Some statements in this paper are confusing or even wrong.
- The authors state that Pointwise approaches are not supported by decoder-only LLMs. This is wrong, many approaches([1,3]) apply decoder-only LLMs for pointwise ranking.
- The authors state that At times, the outputs of LLMs do not conform to predefined relevance labels, and current approaches fail to effectively mitigate this issue, lacking corresponding solutions. This is wrong, we can still calculate the probabilities by resorting to the logits.
- The example in Section 2.1 in line 101 is very confusing. Why LLM based on relevance-based prompts cannot yield correct results? Authors need to explain why LLMs cannot understand relevance in detail instead of simply stating it.
The authors didn't show how much improvements of YesNo-Pro model come from the ranking scores in the first-stage retrieval models. To my knowledge, most previous LLM-for-ranking models don't use scores in first-stage retrieval, which makes the comparison unfair.
The typos in the paper strongly affect the reading. For example, the description of Figure 1 is totally irrelevant to the contents in it.
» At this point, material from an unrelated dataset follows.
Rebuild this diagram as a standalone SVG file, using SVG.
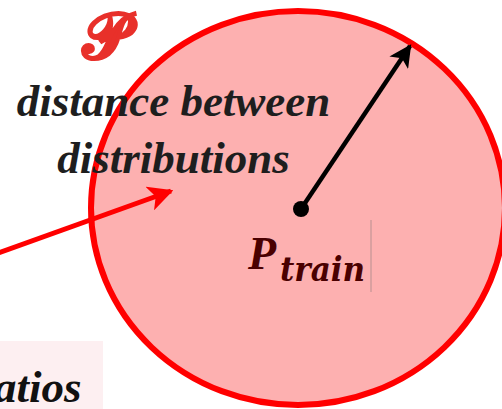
<svg xmlns="http://www.w3.org/2000/svg" width="502" height="409" viewBox="0 0 502 409">
  <defs>
    <marker id="headBlack" viewBox="0 0 10 10" refX="9" refY="5" markerWidth="5" markerHeight="5" orient="auto" markerUnits="strokeWidth">
      <path d="M0,0 L10,5 L0,10 L2.5,5 z" fill="#000"/>
    </marker>
    <marker id="headRed" viewBox="0 0 10 10" refX="9" refY="5" markerWidth="5" markerHeight="5" orient="auto" markerUnits="strokeWidth">
      <path d="M0,0 L10,5 L0,10 L2.5,5 z" fill="#ff0000"/>
    </marker>
  </defs>
  <style>
    .lbl { font-family: "Liberation Serif", "DejaVu Serif", serif; font-weight: bold; font-style: italic; }
  </style>
  <rect width="502" height="409" fill="#ffffff"/>

  <g id="ratios-box">
    <rect x="0" y="341" width="103" height="68" fill="#fdeff1"/>
    <text class="lbl" x="-6" y="402" font-size="45" fill="#111">atios</text>
  </g>

  <g id="ptrain-region">
    <ellipse cx="298" cy="208" rx="207" ry="197" fill="#fdb0b0" stroke="#ff0000" stroke-width="6"/>
  </g>

  <g id="script-p">
    <text x="106" y="58" font-family="'DejaVu Serif', 'Noto Sans', serif" font-size="64" font-weight="bold" fill="#e8302a" stroke="#e8302a" stroke-width="2.2" text-anchor="middle">𝒫</text>
  </g>

  <g id="distance-label">
    <text class="lbl" x="173.5" y="116" font-size="45" fill="#1e1e1e" text-anchor="middle">distance between</text>
    <text class="lbl" x="173.5" y="173" font-size="45" fill="#1e1e1e" text-anchor="middle">distributions</text>
  </g>

  <g id="ptrain-label">
    <text class="lbl" x="248" y="269" font-size="46" fill="#4a0000">P</text>
    <text x="280" y="281" font-family="'DejaVu Serif', serif" font-weight="bold" font-style="italic" font-size="33" fill="#4a0000" textLength="85" lengthAdjust="spacingAndGlyphs">train</text>
    <line x1="371" y1="220" x2="371" y2="292" stroke="#b89090" stroke-width="1"/>
  </g>

  <g id="center-dot">
    <circle cx="301" cy="209" r="8" fill="#000"/>
  </g>

  <g id="connectors">
    <line x1="301" y1="209" x2="410" y2="46" stroke="#000" stroke-width="4.5" marker-end="url(#headBlack)"/>
    <line x1="-2" y1="253" x2="171" y2="191" stroke="#ff0000" stroke-width="5" marker-end="url(#headRed)"/>
  </g>
</svg>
[1] Sun, S., Zhuang, S., Wang, S., & Zuccon, G. (2024). An Investigation of Prompt Variations for Zero-shot LLM-based Rankers. SIGIR 2024. [2] Zhuang, H., Qin, Z., Hui, K., Wu, J., Yan, L., Wang, X., & Bendersky, M. (2023). Beyond yes and no: Improving zero-shot llm rankers via scoring fine-grained relevance labels. [3] Ma, X., Wang, L., Yang, N., Wei, F., & Lin, J. (2024, July). Fine-tuning llama for multi-stage text retrieval. [4] Bruch, S., Gai, S., & Ingber, A. (2023). An analysis of fusion functions for hybrid retrieval. ACM Transactions on Information Systems, 42(1), 1-35. [5] Kuzi, S., Zhang, M., Li, C., Bendersky, M., & Najork, M. (2020). Leveraging semantic and lexical matching to improve the recall of document retrieval systems: A hybrid approach.

问题

See the weaknesses.

撤稿通知

2024-11-18

I have read and agree with the venue's withdrawal policy on behalf of myself and my co-authors.